Markus Zipperer, an engineer with the German company JetCat, which helped build the machine, said, "The biggest challenge for him is to get into a stable flying configuration once he has left the plane."
(Watch video of Rossy's debut flight over the Alps in May 2008.)
Fly Like a Bird
Like many other aviation enthusiasts before him, Rossy—also known as Fusion Man—wanted to find a way for people to get as close as possible to flying like birds.
He started working on the project about 15 years ago, building prototypes in his garage. He first created an inflatable wing that enabled him to glide, but Rossy was really after powered flight.
With the help of JetCat and Swiss firm ACT Composites, Rossy built a prototype and began improving upon his jet-wing design.
A few weeks ago he carried out his longest flight yet, covering 22 miles (35 kilometers) in 12 minutes, but Friday's scheduled event will be the first time he will try to cross a major body of water.
The 49-year-old Swiss pilot will be following the route taken by French inventor Louis Blériot 99 years ago, when he became the first person to fly an airplane across the English Channel.
How the Jet Wing Is Made
In the version of the craft Rossy will use for the Channel crossing, the wing's jet engines are linked by digital processing equipment.
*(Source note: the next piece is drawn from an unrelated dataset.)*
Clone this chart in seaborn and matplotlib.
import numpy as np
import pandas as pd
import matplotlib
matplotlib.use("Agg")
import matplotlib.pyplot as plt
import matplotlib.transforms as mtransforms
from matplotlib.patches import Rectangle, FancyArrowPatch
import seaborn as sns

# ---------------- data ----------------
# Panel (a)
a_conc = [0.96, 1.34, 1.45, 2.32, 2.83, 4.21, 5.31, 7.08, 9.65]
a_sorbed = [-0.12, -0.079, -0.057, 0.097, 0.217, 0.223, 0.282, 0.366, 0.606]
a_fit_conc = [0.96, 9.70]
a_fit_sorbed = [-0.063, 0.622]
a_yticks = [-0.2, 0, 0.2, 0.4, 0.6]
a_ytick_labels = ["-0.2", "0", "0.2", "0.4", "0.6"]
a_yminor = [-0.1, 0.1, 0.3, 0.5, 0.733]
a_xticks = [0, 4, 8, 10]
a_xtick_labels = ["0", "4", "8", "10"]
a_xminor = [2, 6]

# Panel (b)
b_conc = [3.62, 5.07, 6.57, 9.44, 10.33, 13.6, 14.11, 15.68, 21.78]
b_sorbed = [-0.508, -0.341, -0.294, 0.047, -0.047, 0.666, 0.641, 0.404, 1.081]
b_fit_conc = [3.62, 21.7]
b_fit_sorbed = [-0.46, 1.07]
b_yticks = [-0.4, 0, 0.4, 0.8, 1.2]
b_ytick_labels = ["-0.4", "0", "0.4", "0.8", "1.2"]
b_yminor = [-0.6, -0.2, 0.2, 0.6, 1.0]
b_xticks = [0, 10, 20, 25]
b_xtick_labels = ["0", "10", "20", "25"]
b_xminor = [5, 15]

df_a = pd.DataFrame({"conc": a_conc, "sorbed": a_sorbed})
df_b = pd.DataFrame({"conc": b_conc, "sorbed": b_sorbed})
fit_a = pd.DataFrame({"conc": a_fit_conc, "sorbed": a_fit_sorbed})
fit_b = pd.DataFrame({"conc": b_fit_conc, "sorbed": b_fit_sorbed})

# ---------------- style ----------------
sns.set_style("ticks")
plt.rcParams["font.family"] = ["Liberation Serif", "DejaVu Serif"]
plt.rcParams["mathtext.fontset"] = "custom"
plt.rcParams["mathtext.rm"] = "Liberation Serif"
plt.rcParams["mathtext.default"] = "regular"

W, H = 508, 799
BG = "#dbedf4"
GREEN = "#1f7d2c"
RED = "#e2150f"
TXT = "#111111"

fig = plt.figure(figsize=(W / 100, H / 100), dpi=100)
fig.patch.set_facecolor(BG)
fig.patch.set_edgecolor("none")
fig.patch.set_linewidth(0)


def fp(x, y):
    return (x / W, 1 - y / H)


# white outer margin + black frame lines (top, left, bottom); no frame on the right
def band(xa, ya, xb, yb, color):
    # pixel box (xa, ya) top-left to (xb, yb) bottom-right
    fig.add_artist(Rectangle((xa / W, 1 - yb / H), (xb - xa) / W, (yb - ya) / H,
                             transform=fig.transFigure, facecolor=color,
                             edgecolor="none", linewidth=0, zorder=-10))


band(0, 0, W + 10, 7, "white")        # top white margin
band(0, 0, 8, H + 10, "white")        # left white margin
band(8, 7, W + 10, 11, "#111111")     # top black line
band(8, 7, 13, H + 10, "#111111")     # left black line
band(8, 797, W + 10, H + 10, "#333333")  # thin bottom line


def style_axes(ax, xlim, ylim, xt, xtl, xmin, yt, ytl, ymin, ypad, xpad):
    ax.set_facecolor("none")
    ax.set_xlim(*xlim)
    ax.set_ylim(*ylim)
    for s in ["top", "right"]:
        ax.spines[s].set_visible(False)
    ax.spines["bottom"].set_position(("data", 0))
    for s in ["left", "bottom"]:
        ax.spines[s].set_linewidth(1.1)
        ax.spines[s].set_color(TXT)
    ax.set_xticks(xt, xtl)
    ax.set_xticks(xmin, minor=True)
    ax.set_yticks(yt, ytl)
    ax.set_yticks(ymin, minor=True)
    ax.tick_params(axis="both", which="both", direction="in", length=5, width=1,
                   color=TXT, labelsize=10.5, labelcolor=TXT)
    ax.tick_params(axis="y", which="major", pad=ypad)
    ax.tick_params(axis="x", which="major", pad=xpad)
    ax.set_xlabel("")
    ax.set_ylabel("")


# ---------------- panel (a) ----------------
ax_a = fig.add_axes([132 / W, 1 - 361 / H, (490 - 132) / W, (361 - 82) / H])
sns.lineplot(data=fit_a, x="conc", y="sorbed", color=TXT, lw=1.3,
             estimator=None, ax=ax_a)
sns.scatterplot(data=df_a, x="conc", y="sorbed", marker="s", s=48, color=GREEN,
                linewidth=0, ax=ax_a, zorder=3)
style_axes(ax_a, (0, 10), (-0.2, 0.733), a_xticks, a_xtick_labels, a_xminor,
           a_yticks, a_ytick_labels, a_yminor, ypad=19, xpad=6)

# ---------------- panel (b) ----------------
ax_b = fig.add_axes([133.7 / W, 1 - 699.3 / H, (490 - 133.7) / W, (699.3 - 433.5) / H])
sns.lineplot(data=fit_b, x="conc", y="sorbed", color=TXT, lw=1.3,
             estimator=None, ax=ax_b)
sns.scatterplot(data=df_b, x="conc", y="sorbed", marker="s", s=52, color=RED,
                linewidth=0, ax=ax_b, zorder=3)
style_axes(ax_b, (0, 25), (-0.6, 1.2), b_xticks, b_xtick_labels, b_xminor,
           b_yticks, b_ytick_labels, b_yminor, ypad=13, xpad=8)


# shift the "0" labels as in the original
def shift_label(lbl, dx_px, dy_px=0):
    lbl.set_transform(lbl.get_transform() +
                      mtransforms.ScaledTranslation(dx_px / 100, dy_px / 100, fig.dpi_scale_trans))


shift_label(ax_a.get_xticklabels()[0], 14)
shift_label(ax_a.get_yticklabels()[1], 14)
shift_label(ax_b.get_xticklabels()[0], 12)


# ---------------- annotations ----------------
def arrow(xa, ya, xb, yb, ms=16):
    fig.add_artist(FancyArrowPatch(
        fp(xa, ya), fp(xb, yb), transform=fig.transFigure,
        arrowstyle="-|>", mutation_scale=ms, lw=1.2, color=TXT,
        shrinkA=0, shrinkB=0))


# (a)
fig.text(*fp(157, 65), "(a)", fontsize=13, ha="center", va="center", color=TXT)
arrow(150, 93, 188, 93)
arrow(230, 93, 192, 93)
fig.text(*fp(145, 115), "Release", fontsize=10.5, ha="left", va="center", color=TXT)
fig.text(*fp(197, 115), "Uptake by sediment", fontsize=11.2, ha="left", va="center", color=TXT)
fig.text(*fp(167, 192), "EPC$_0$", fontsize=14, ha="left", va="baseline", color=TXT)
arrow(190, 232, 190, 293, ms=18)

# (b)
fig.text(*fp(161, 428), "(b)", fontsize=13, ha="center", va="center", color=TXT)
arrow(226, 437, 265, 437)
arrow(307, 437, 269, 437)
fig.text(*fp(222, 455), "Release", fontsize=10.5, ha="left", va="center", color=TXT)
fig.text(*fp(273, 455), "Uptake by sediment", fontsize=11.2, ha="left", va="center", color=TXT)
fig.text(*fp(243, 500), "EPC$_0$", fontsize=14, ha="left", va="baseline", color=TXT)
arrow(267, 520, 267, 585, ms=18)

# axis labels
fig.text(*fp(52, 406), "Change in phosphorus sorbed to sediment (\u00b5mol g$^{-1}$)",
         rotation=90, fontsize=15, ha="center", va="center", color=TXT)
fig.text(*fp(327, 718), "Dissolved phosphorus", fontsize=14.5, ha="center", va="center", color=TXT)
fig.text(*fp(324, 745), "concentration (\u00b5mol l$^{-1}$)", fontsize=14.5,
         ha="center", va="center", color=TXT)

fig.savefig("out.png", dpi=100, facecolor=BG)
"If one engine fails, the digital signal ensures that its opposite pair is shut down in half a millisecond," JetCat's Zipperer said.
"Otherwise his wing would go into a flat spin."
At 5 inches (13 centimeters) across, Jet Man's turbines are much smaller than conventional jet engines, although the mini-turbines use the same type of fuel.
"We use very fast motors and have developed special parts to ensure that the jet fuel is vaporized and burned completely," Zipperer said.
The craft is constructed from three main materials: carbon fiber to provide a lightweight but strong wing, glass fiber to mold it into an aerodynamic shape, and Kevlar to protect Rossy, should an engine explode.
"The turbines run at a very high revolution per minute. If there was a fracture, there is a danger that metal parts would leave the engine and hit Rossy," Zipperer said.
"The Kevlar encases the engines and acts like a bulletproof vest."
In flight, Rossy uses his shoulders, head, and arms to steer the wing.
To land, he has to deploy a series of parachutes while at a height of at least 1,800 feet (550 meters).
The first parachute is a small one that reduces Jet Man's speed. The next is a large one that stops him from going forward and enables him and his wing to float safely to the ground. This dual parachute system prevents a sudden halt.
"On one of the previous prototypes, Rossy used only one parachute," Alain Ray of ACT Composites said. "Afterward he said, Never again."